Canadian Trucking Alliance Will Continue Push for Drug and Alcohol Testing Program
[Stay on top of transportation news: Get TTNews in your inbox.]
The Canadian Trucking Alliance will continue to urge government officials, including those recently elected, to establish a drug and alcohol testing program.
Canada’s federal election was Oct. 21, ushering in a group of new leaders.
“We’ll start the process over again with them, and we’ll make our case and see how things go,” Jonathan Blackham, director of policy and public affairs for CTA, told Transport Topics.
Cannabis and cannabis oil became legal in Canada in October 2018. Edible products became legal in October 2019.
In the year since the legalization of recreational cannabis use, Blackham said trucking companies have had to re-examine the language in their policies on impairment. For example, a company policy prohibiting illegal drug use may need to be adjusted because cannabis is no longer an illegal drug.
Although some companies have established drug and alcohol policies for their drivers that include parameters such as random testing, such policies are not officially required by the Canadian government.
Blackham said random testing is a good deterrent because it adds an extra layer of security.
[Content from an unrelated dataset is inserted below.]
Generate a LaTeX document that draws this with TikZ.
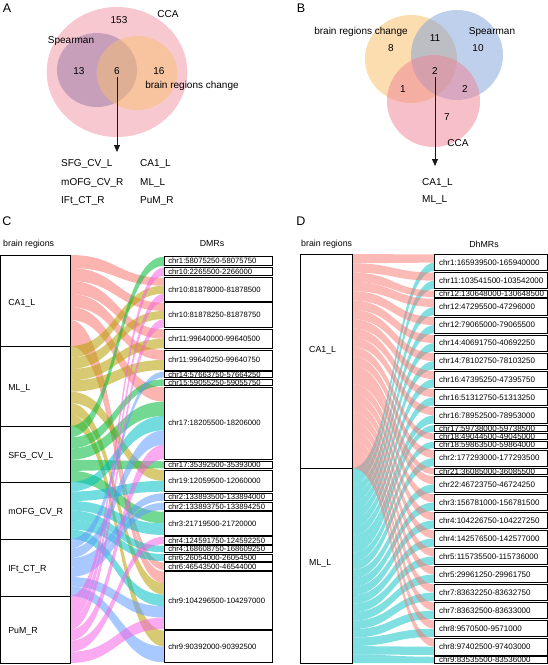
\documentclass[tikz,border=0pt]{standalone}
\usepackage{fontspec}
\setmainfont{Liberation Sans}
\usetikzlibrary{shapes.geometric,fit,arrows.meta}
\definecolor{fpink}{HTML}{F8766D}
\definecolor{folive}{HTML}{B79F00}
\definecolor{fgreen}{HTML}{00BA38}
\definecolor{fcyan}{HTML}{00BFC4}
\definecolor{fblue}{HTML}{619CFF}
\definecolor{fmag}{HTML}{F564E3}
\definecolor{vAcca}{RGB}{241,145,161}
\definecolor{vAsp}{RGB}{152,120,168}
\definecolor{vAbr}{RGB}{248,192,112}
\definecolor{vBor}{RGB}{247,187,97}
\definecolor{vBbl}{RGB}{127,161,217}
\definecolor{vBpk}{RGB}{240,130,148}
\newcommand\ribbon[7]{\fill[#1] (#2,#3) .. controls ({(#2+#5)/2},#3) and ({(#2+#5)/2},#6) .. (#5,#6) -- (#5,#7) .. controls ({(#2+#5)/2},#7) and ({(#2+#5)/2},#4) .. (#2,#4) -- cycle;}
\newcommand\cflow[5]{\ribbon{#1}{70}{#2}{#3}{164}{#4}{#5}}
\newcommand\crbox[4]{\node[boxline, fit={(164,#2) (272,#3)}] (#1) {};\node[crt] at ([xshift=4.5pt]#1.west) {#4};}
\newcommand\drbox[4]{\node[boxline, fit={(434.7,#2) (547,#3)}] (#1) {};\node[drt] at ([xshift=4.5pt]#1.west) {#4};}
\begin{document}
\begin{tikzpicture}[x=1pt,y=-1pt,
  vt/.style={font=\fontsize{10}{12}\selectfont, inner sep=0},
  plet/.style={font=\fontsize{12.5}{14}\selectfont, inner sep=0},
  hd/.style={font=\fontsize{8.8}{10}\selectfont, inner sep=0},
  ll/.style={font=\fontsize{8.8}{10}\selectfont, inner sep=0, anchor=west},
  crt/.style={font=\fontsize{7.7}{9}\selectfont, inner sep=0, anchor=west},
  drt/.style={font=\fontsize{8}{9}\selectfont, inner sep=0, anchor=west},
  boxline/.style={draw=black, line width=0.8pt, inner sep=0, rectangle},
  ven/.style={ellipse, inner sep=0, fill opacity=0.5},
  arr/.style={-{Triangle[length=7pt,width=6pt]}, line width=0.8pt, draw=black!90},
  rpink/.style={fill=fpink, fill opacity=0.55},
  rolive/.style={fill=folive, fill opacity=0.55},
  rgreen/.style={fill=fgreen, fill opacity=0.55},
  rcyan/.style={fill=fcyan, fill opacity=0.55},
  rblue/.style={fill=fblue, fill opacity=0.55},
  rmag/.style={fill=fmag, fill opacity=0.55},
  dpink/.style={fill=fpink, fill opacity=0.5},
  dcyan/.style={fill=fcyan, fill opacity=0.5}]
\useasboundingbox (0,0) rectangle (548,665);

% ---------------- Panel A ----------------
\node[plet] (la) at (7,8) {A};
\node[ven, fill=vAcca, minimum width=140.6pt, minimum height=130pt] (cca) at (117,72) {};
\node[ven, fill=vAsp, minimum width=80pt, minimum height=74pt] (sp) at (97,70) {};
\node[ven, fill=vAbr, minimum width=80.6pt, minimum height=74pt] (br) at (137,73) {};
\node[vt] (a153) at (119,20) {153};
\node[vt] (acca) at (168,14) {CCA};
\node[vt] (asp) at (71,41) {Spearman};
\node[vt] (a13) at (79,71) {13};
\node[vt] (a6) at (117,71) {6};
\node[vt] (a16) at (159,71) {16};
\node[vt] (abr) at (192,86) {brain regions change};
\coordinate (arrA) at (117,152);
\draw[arr] ([yshift=-2pt]a6.south) -- (arrA);
\node[vt, anchor=west] (a1) at (61,164) {SFG\_CV\_L};
\node[vt, anchor=west] (a2) at (61,183) {mOFG\_CV\_R};
\node[vt, anchor=west] (a3) at (61,201) {IFt\_CT\_R};
\node[vt, anchor=west] (a4) at (140,164) {CA1\_L};
\node[vt, anchor=west] (a5) at (140,183) {ML\_L};
\node[vt, anchor=west] (a7) at (140,201) {PuM\_R};

% ---------------- Panel B ----------------
\node[plet] (lb) at (301,8) {B};
\node[ven, fill=vBor, minimum width=92pt, minimum height=88pt] (bor) at (411,59) {};
\node[ven, fill=vBbl, minimum width=92pt, minimum height=90pt] (bbl) at (457,55) {};
\node[ven, fill=vBpk, minimum width=93pt, minimum height=92pt] (bpk) at (433.5,101) {};
\node[vt] (bbr) at (361,32) {brain regions change};
\node[vt] (bsp) at (492,32) {Spearman};
\node[vt] (b11) at (435,38) {11};
\node[vt] (b8) at (391,48) {8};
\node[vt] (b10) at (478,48) {10};
\node[vt] (b2) at (435,71) {2};
\node[vt] (b1) at (403,89) {1};
\node[vt] (b2b) at (465,89) {2};
\node[vt] (b7) at (447,117) {7};
\node[vt] (bcca) at (458,143) {CCA};
\coordinate (arrB) at (435,166);
\draw[arr] ([yshift=-2pt]b2.south) -- (arrB);
\node[vt, anchor=west] (bl1) at (422,183) {CA1\_L};
\node[vt, anchor=west] (bl2) at (422,200) {ML\_L};

% ---------------- Panel C ----------------
\node[plet] (lc) at (7,221) {C};
\node[hd, anchor=west] (chl) at (3,244) {brain regions};
\node[hd] (chr) at (212,244) {DMRs};
% flows CA1_L
\cflow{rpink}{255}{268}{277.7}{285.7}
\cflow{rpink}{268}{281}{302.7}{310.9}
\cflow{rpink}{281}{294}{329.3}{338.8}
\cflow{rpink}{294}{307}{350}{360}
\cflow{rpink}{307}{320}{387.3}{401.6}
\cflow{rpink}{320}{333}{562.7}{570}
\cflow{rpink}{333}{346}{571.7}{583.16}
% ML_L
\cflow{rolive}{346}{357.4}{285.7}{293.7}
\cflow{rolive}{357.4}{368.9}{310.9}{319.1}
\cflow{rolive}{368.9}{380.3}{338.8}{348.3}
\cflow{rolive}{380.3}{391.7}{360}{370}
\cflow{rolive}{391.7}{403.1}{470}{480.85}
\cflow{rolive}{403.1}{414.6}{583.16}{594.62}
\cflow{rolive}{414.6}{426}{630.7}{646.5}
% SFG_CV_L
\cflow{rgreen}{426}{437.2}{256.7}{265.7}
\cflow{rgreen}{437.2}{448.4}{379.3}{385.7}
\cflow{rgreen}{448.4}{459.6}{401.6}{416}
\cflow{rgreen}{459.6}{470.8}{461.3}{468.3}
\cflow{rgreen}{470.8}{482}{511.7}{523.35}
% mOFG_CV_R
\cflow{rcyan}{482}{491.5}{416}{430.3}
\cflow{rcyan}{491.5}{501}{480.85}{491.7}
\cflow{rcyan}{501}{510.5}{523.35}{535}
\cflow{rcyan}{510.5}{520}{545.7}{552.3}
\cflow{rcyan}{520}{529.5}{554}{561}
\cflow{rcyan}{529.5}{539}{594.62}{606.08}
% IFt_CT_R
\cflow{rblue}{539}{548.5}{371.7}{377.3}
\cflow{rblue}{548.5}{558}{430.3}{444.7}
\cflow{rblue}{558}{567.5}{493.3}{500.7}
\cflow{rblue}{567.5}{577}{502.7}{510}
\cflow{rblue}{577}{586.5}{606.08}{617.54}
\cflow{rblue}{586.5}{596}{646.5}{662.3}
% PuM_R
\cflow{rmag}{596}{607.2}{267.3}{275.7}
\cflow{rmag}{607.2}{618.3}{293.7}{301.7}
\cflow{rmag}{618.3}{629.5}{319.1}{327.3}
\cflow{rmag}{629.5}{640.7}{444.7}{459}
\cflow{rmag}{640.7}{651.8}{536.7}{544}
\cflow{rmag}{651.8}{663}{617.54}{629}
% left boxes C
\node[boxline, fit={(0.5,255) (70,346)}] (cl1) {};
\node[boxline, fit={(0.5,346) (70,426)}] (cl2) {};
\node[boxline, fit={(0.5,426) (70,482)}] (cl3) {};
\node[boxline, fit={(0.5,482) (70,539)}] (cl4) {};
\node[boxline, fit={(0.5,539) (70,596)}] (cl5) {};
\node[boxline, fit={(0.5,596) (70,663)}] (cl6) {};
\node[ll] at ([xshift=8pt,yshift=-3pt]cl1.west) {CA1\_L};
\node[ll] at ([xshift=8pt,yshift=-2pt]cl2.west) {ML\_L};
\node[ll] at ([xshift=8pt,yshift=-2pt]cl3.west) {SFG\_CV\_L};
\node[ll] at ([xshift=8pt,yshift=-2pt]cl4.west) {mOFG\_CV\_R};
\node[ll] at ([xshift=8pt,yshift=-2pt]cl5.west) {IFt\_CT\_R};
\node[ll] at ([xshift=8pt,yshift=-2pt]cl6.west) {PuM\_R};
% right boxes C
\crbox{c1}{256.7}{265.7}{chr1:58075250-58075750}
\crbox{c2}{267.3}{275.7}{chr10:2265500-2266000}
\crbox{c3}{277.7}{301.7}{chr10:81878000-81878500}
\crbox{c4}{302.7}{327.3}{chr10:81878250-81878750}
\crbox{c5}{329.3}{348.3}{chr11:99640000-99640500}
\crbox{c6}{350}{370}{chr11:99640250-99640750}
\crbox{c7}{371.7}{377.3}{chr14:57663750-57664250}
\crbox{c8}{379.3}{385.7}{chr15:59055250-59055750}
\crbox{c9}{387.3}{459}{chr17:18205500-18206000}
\crbox{c10}{461.3}{468.3}{chr17:35392500-35393000}
\crbox{c11}{470}{491.7}{chr19:12059500-12060000}
\crbox{c12}{493.3}{500.7}{chr2:133893500-133894000}
\crbox{c13}{502.7}{510}{chr2:133893750-133894250}
\crbox{c14}{511.7}{535}{chr3:21719500-21720000}
\crbox{c15}{536.7}{544}{chr4:124591750-124592250}
\crbox{c16}{545.7}{552.3}{chr4:168608750-168609250}
\crbox{c17}{554}{561}{chr6:26054000-26054500}
\crbox{c18}{562.7}{570}{chr6:46543500-46544000}
\crbox{c19}{571.7}{629}{chr9:104296500-104297000}
\crbox{c20}{630.7}{662.3}{chr9:90392000-90392500}

% ---------------- Panel D ----------------
\node[plet] (ld) at (301,221) {D};
\node[hd, anchor=west] (dhl) at (301,244) {brain regions};
\node[hd] (dhr) at (484,244) {DhMRs};
\foreach \dT/\dB/\dP/\dC in {254.5/270.7/0/0, 272.55/288.75/1/1, 290.6/297.0/2/-1, 298.85/315.05/3/2, 316.9/333.1/4/3, 334.95/351.15/5/4, 353.0/369.2/6/5, 371.05/387.25/7/6, 389.1/405.3/8/7, 407.15/423.35/9/8, 425.2/431.6/-1/9, 433.45/439.85/10/-1, 441.7/448.1/-1/10, 449.95/466.15/11/11, 468.0/474.4/12/-1, 476.25/492.45/13/12, 494.3/510.5/14/13, 512.35/528.55/15/14, 530.4/546.6/16/15, 548.45/564.65/17/16, 566.5/582.7/18/17, 584.55/600.75/19/18, 602.6/618.8/20/19, 620.65/636.85/21/20, 638.7/654.9/22/21, 656.75/663.15/-1/22}
{
 \pgfmathsetmacro\dM{(\dT+\dB)/2}
 \ifnum\dP<0\relax\else
   \pgfmathsetmacro\dPe{ifthenelse(\dC<0,\dB,\dM)}
   \pgfmathsetmacro\dLa{254+\dP*214/23}
   \pgfmathsetmacro\dLb{254+(\dP+1)*214/23}
   \ribbon{dpink}{352.3}{\dLa}{\dLb}{434.7}{\dT}{\dPe}
 \fi
 \ifnum\dC<0\relax\else
   \pgfmathsetmacro\dCs{ifthenelse(\dP<0,\dT,\dM)}
   \pgfmathsetmacro\dCa{468+\dC*195/23}
   \pgfmathsetmacro\dCb{468+(\dC+1)*195/23}
   \ribbon{dcyan}{352.3}{\dCa}{\dCb}{434.7}{\dCs}{\dB}
 \fi
}
\node[boxline, fit={(300.7,254) (352.3,468)}] (dl1) {};
\node[boxline, fit={(300.7,468) (352.3,663)}] (dl2) {};
\node[ll] at (309,350) {CA1\_L};
\node[ll] at (309,563) {ML\_L};
\drbox{d1}{254.5}{270.7}{chr1:165939500-165940000}
\drbox{d2}{272.55}{288.75}{chr11:103541500-103542000}
\drbox{d3}{290.6}{297.0}{chr12:130648000-130648500}
\drbox{d4}{298.85}{315.05}{chr12:47295500-47296000}
\drbox{d5}{316.9}{333.1}{chr12:79065000-79065500}
\drbox{d6}{334.95}{351.15}{chr14:40691750-40692250}
\drbox{d7}{353.0}{369.2}{chr14:78102750-78103250}
\drbox{d8}{371.05}{387.25}{chr16:47395250-47395750}
\drbox{d9}{389.1}{405.3}{chr16:51312750-51313250}
\drbox{d10}{407.15}{423.35}{chr16:78952500-78953000}
\drbox{d11}{425.2}{431.6}{chr17:59738000-59738500}
\drbox{d12}{433.45}{439.85}{chr18:49044500-49045000}
\drbox{d13}{441.7}{448.1}{chr18:59863500-59864000}
\drbox{d14}{449.95}{466.15}{chr2:177293000-177293500}
\drbox{d15}{468.0}{474.4}{chr21:36085000-36085500}
\drbox{d16}{476.25}{492.45}{chr22:46723750-46724250}
\drbox{d17}{494.3}{510.5}{chr3:156781000-156781500}
\drbox{d18}{512.35}{528.55}{chr4:104226750-104227250}
\drbox{d19}{530.4}{546.6}{chr4:142576500-142577000}
\drbox{d20}{548.45}{564.65}{chr5:115735500-115736000}
\drbox{d21}{566.5}{582.7}{chr5:29961250-29961750}
\drbox{d22}{584.55}{600.75}{chr7:83632250-83632750}
\drbox{d23}{602.6}{618.8}{chr7:83632500-83633000}
\drbox{d24}{620.65}{636.85}{chr8:9570500-9571000}
\drbox{d25}{638.7}{654.9}{chr8:97402500-97403000}
\drbox{d26}{656.75}{663.15}{chr9:83535500-83536000}
\end{tikzpicture}
\end{document}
“That’s something CTA has been calling on the Canadian government to take on to develop something that would closely mirror the U.S. regulations,” Blackham said. “When we say we want a comprehensive drug and alcohol program, really what we’re saying is employers want the ability to randomly test domestic-only drivers, which they don’t necessarily have right now.”
Domestic drivers are those who remain in Canada for their dispatches. Canadian drivers are considered part of the “U.S. driver pool” if they do business across the border. Canadian truckers who operate in the United States need to comply with the same regulations that a U.S.-based driver would.
CTA supports a zero-tolerance policy for commercial drivers, which some places, such as Blackham’s home province of Ontario, already have in place.
“Driving a commercial vehicle, we believe, strongly carries with it more responsibility,” Blackham said. “It carries with it a heightened duty to road safety. We absolutely support the toughest standards for sobriety when it comes to commercial drivers.”
The organization also supports more mobile testing resources and infrastructure for roadside cannabis testing. Blackham said Canada has approved at least two roadside oral fluid screening devices for use in the field, but deployment and effectiveness has been limited.
The Federal Motor Carrier Safety Administration established the Drug and Alcohol Clearinghouse to keep track of truck drivers’ related violations. The Clearinghouse is an online repository of data that carriers, state driver licensing agencies and law enforcement officials will be able to use to check a commercial driver license holder’s drug and alcohol violations.
Registration for the Clearinghouse opened Oct. 1. It is scheduled to go live Jan. 6.
Canadian carriers that operate in the U.S. need to comply with the Clearinghouse. Blackham said carriers that do business in the United States are still getting used to the Clearinghouse.
“They’ll find a way to work it out, and it’ll be manageable for them,” Blackham said. “Right now, it’s about education for us and making sure that folks understand it applies to Canadian fleets who operate in the U.S.”